- Directed by: John McIlduff
- Written by: John McIlduff
- Produced by: Kevin Jackson
- Starring: Aoife Duffin; Nigel O'Neill; Rosemary Henderson;
- Cinematography: Steeven Petitteville
- Edited by: Nick Emerson
- Music by: Brian Irvine
- Release date: April 14, 2011 (Belfast);
- Running time: 85 mins.
- Country: United Kingdom
- Language: English

= Behold the Lamb =

2011 Northern Irish film

Behold the Lamb is a 2011 Northern Irish drama film, directed and written by John McIlduff. It stars Aoife Duffin, Nigel O'Neill, and Rosemary Henderson.

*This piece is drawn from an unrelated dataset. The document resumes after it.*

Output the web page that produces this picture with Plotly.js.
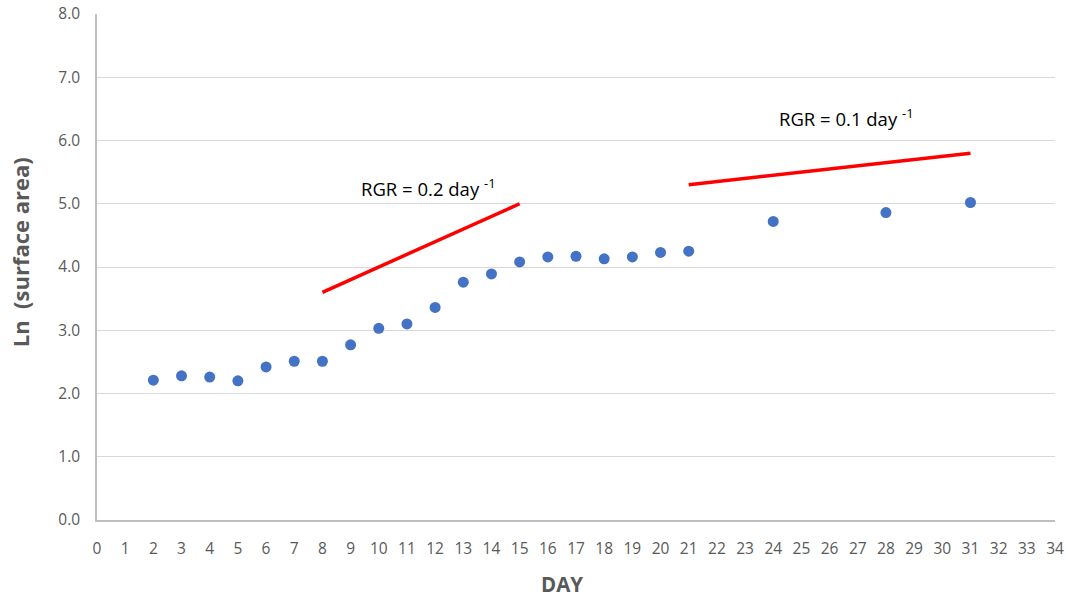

It premiered at the Belfast Film Festival in 2011.

==Synopsis==
Behold the Lamb is darkly comic road movie that follows Eddie, a fifty year old overweight and depressed accountant and Liz, a young tearaway and recovering drug addict as they travel across Northern Ireland to pick up a lamb.

==Reception==
Alissa Simon of Variety lauded how John McIlduff's film was "executed in a talky, darkly humorous manner that recalls the impudent, poetic styles of John Michael and Martin McDonagh". Barbara Rowland of Student Film Reviews praised the "respected performances" of leads Aoife Duffin and Nigel O'Neill. Meanwhile, Riley Haas of Letterboxd had a mixed take, rating the film 3/5 stars but opining that the "characters are unlikable" and if it were an American—not Irish—film, it'd be "accompanied by a quirky score".